Recently, one of our clients had to migrate their CF from one vSphere cluster to another. Here is the story: the client bought some more modern UCS chassis they would like to add to the existing cluster. Enhanced vMotion Compatibility (EVC) must be enabled to support mixed processors in the same cluster. You can’t enable EVC if there is a single VM is on it. In order to enable EVC feature, they need to migrate the whole CF to a new cluster. Since it is a heavily used CF environment, they would like zero or minimum downtime for the migration.

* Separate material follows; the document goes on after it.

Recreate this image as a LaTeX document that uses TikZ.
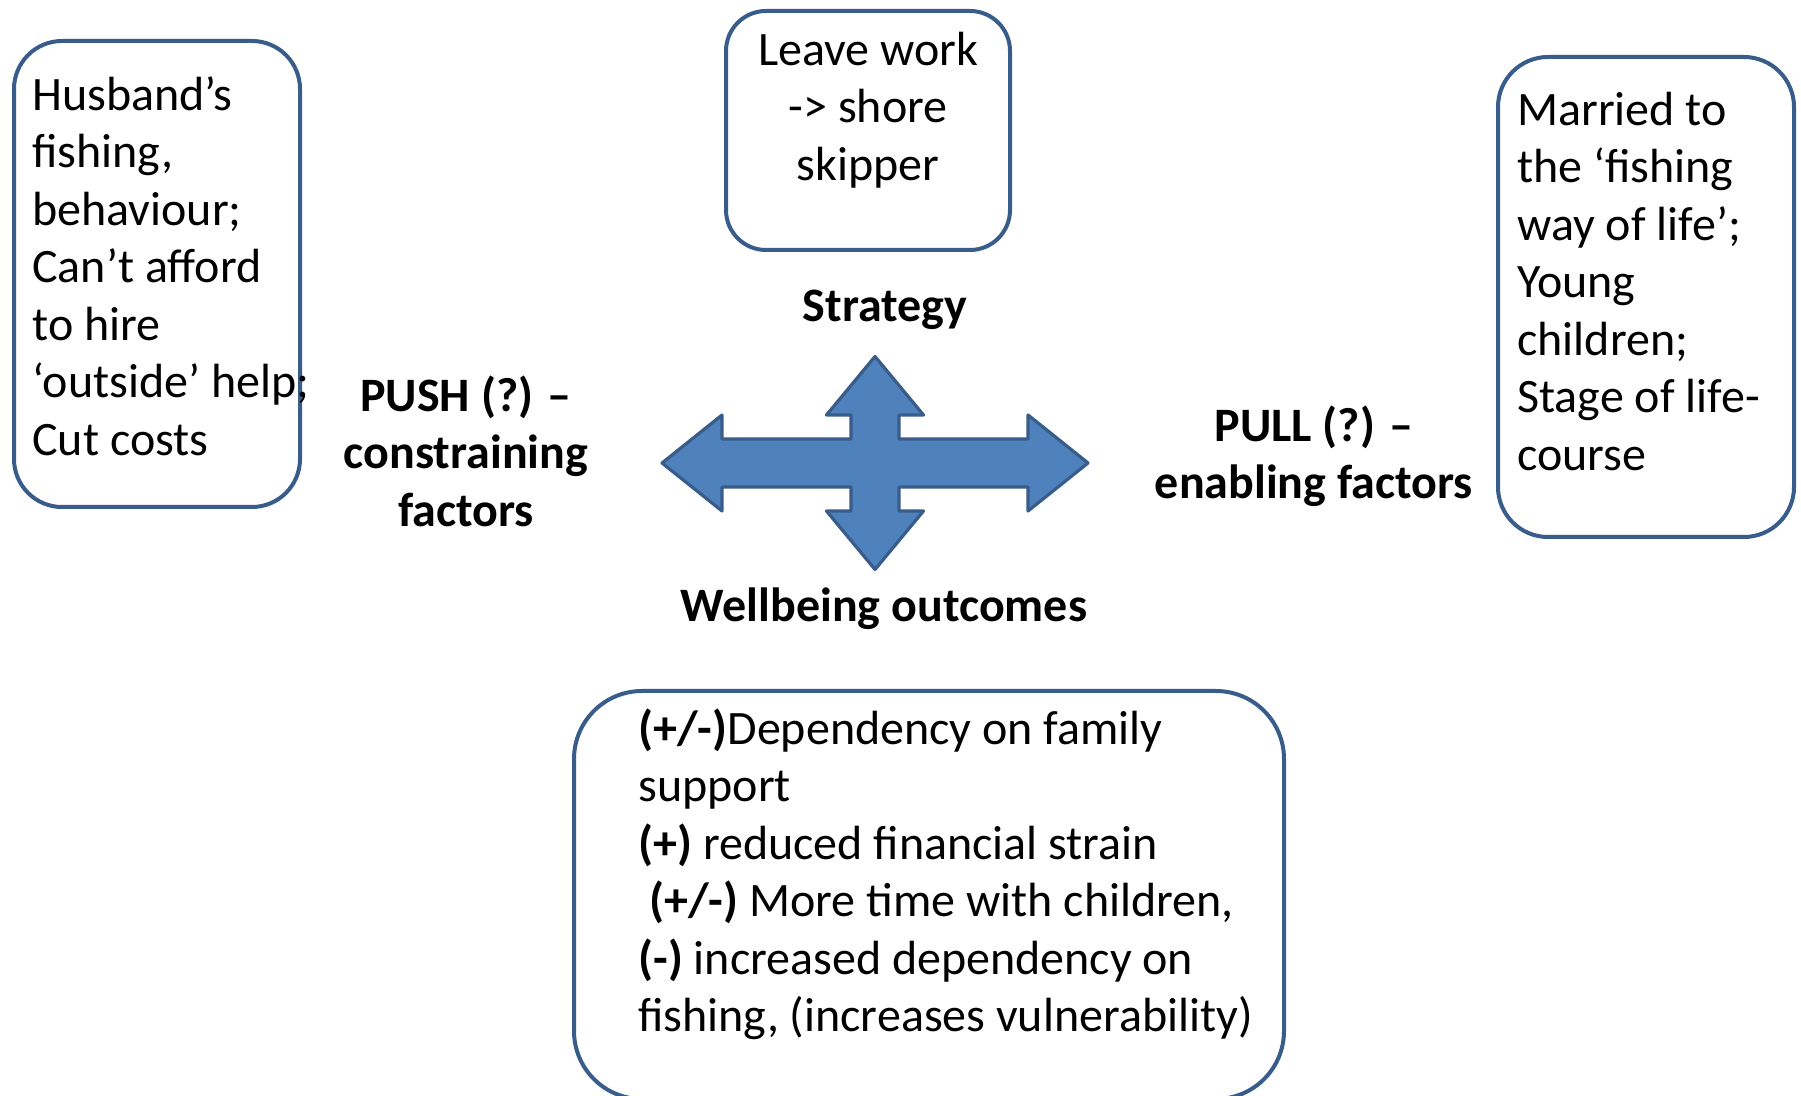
\documentclass[tikz,border=0pt]{standalone}
\usepackage{fontspec}
\setmainfont{Carlito}
\usepackage{tikz}
\usetikzlibrary{positioning}
\definecolor{boxline}{HTML}{385D8A}
\definecolor{crossfill}{HTML}{4F81BD}

\begin{document}
\begin{tikzpicture}[x=0.5pt,y=-0.5pt]
    \tikzstyle{box}=[draw=boxline,line width=2pt,fill=white,inner sep=0pt]
    \tikzstyle{txt}=[inner sep=0pt,align=left,anchor=north west,font=\fontsize{24}{28.75}\selectfont]
    \tikzstyle{lbl}=[inner sep=0pt,align=center,anchor=north,font=\fontsize{24}{28.75}\selectfont\bfseries]
    \tikzstyle{cross}=[draw=boxline,line width=1.6pt,fill=crossfill,line join=round]

    \path[use as bounding box,fill=white] (0,0) rectangle (1801,1096);

    \node[box,minimum width=143pt,minimum height=233pt,rounded corners=24pt] (L1) at (157,274) {};
    \node[box,minimum width=142pt,minimum height=119.5pt,rounded corners=20pt] (S1) at (868,130.5) {};
    \node[box,minimum width=148pt,minimum height=240pt,rounded corners=25pt] (R1) at (1646,297) {};
    \node[box,minimum width=355pt,minimum height=204pt,rounded corners=34pt] (W1) at (929,895) {};

    \node[txt] (L2) at (32,69.75) {\strut Husband’s\\fishing,\\behaviour;\\Can’t afford\\to hire\\‘outside’ help;\\Cut costs};
    \node[txt,align=center,anchor=north] (S2) at (868,24.75) {\strut Leave work\\-> shore\\skipper};
    \node[txt] (R2) at (1517,84.75) {\strut Married to\\the ‘fishing\\way of life’;\\Young\\children;\\Stage of life-\\course};
    \node[txt] (W2) at (638,703.75) {\strut\textbf{(+/-)}Dependency on family\\support\\\textbf{(+)} reduced financial strain\\\hspace*{0.23em}\textbf{(+/-)} More time with children,\\\textbf{(-)} increased dependency on\\fishing, (increases vulnerability)};

    \node[lbl] (S3) at (885,280.75) {\strut Strategy};
    \node[lbl] (W3) at (884,580.75) {\strut Wellbeing outcomes};
    \node[lbl] (P1) at (466,370.75) {\strut PUSH (?) –\\constraining\\factors};
    \node[lbl] (Q1) at (1314,400.75) {\strut PULL (?) –\\enabling factors};

    \coordinate (X) at (875,463);
    \draw[cross,shift={(X)}] (0,-106.5) -- (48.5,-48) -- (24,-48) -- (24,-24) -- (153,-24) -- (153,-48)
        -- (213,0) -- (153,48) -- (153,24) -- (24,24) -- (24,48) -- (48.5,48) -- (0,106.5)
        -- (-48.5,48) -- (-24,48) -- (-24,24) -- (-153,24) -- (-153,48) -- (-213,0)
        -- (-153,-48) -- (-153,-24) -- (-24,-24) -- (-24,-48) -- (-48.5,-48) -- cycle;

\end{tikzpicture}
\end{document}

The solution should have been simple since vSphere has the vMotion feature. The steps we came up with are: disable bosh resurrection, create a new cluster in the same vCenter, vMotion the CF VMs to the new cluster, enable EVC in the old cluster, vMotion the CF back to the old cluster, enable Bosh resurrection. Zero downtime and no user should have noticed that we migrated CF between two clusters.

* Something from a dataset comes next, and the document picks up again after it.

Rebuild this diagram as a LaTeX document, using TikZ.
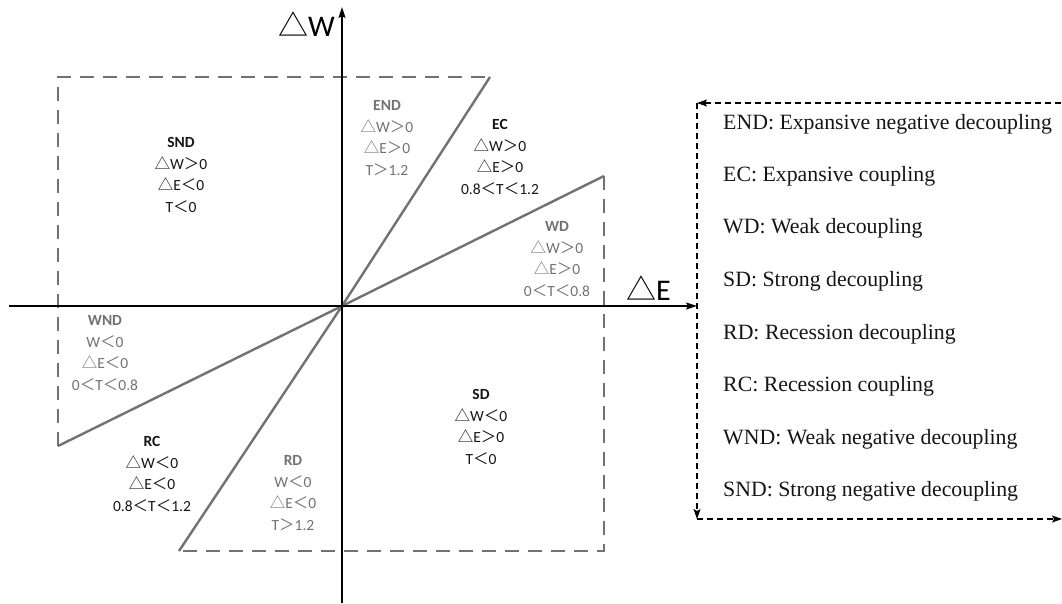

Small challenges happened when we found out that we can’t vMotion between the two clusters when VMs are running due to the CPU compatibility issues between the two clusters. (More details see vMotion between vSphere Clusters). This means we have to power off CF VMs before we can do vMotion, which means possible downtime for the platform.
Given the situation, we came up with the following working solution:
1) Turn off BOSH resurrection, otherwise BOSH will try to self-recover/recreate
your VMs that are down when you try to migrate.
2) Run bosh stop
on a subgroup of the VMs so there were still same type VMs running to keep the platform working. bosh stop
without --hard
flag by default will stop VM while keeping the persistent disk.
3) Power off those VMs to do vMotion to the new cluster we created beforehand.
4) After vMotion, bring the VMs in the new cluster up.
5) Repeat the above process until you migrate all the VMs over to the new cluster
6) Delete or rename the old cluster.
7) Rename the new cluster to the old cluster’s name.
8) Turn the BOSH resurrection back on.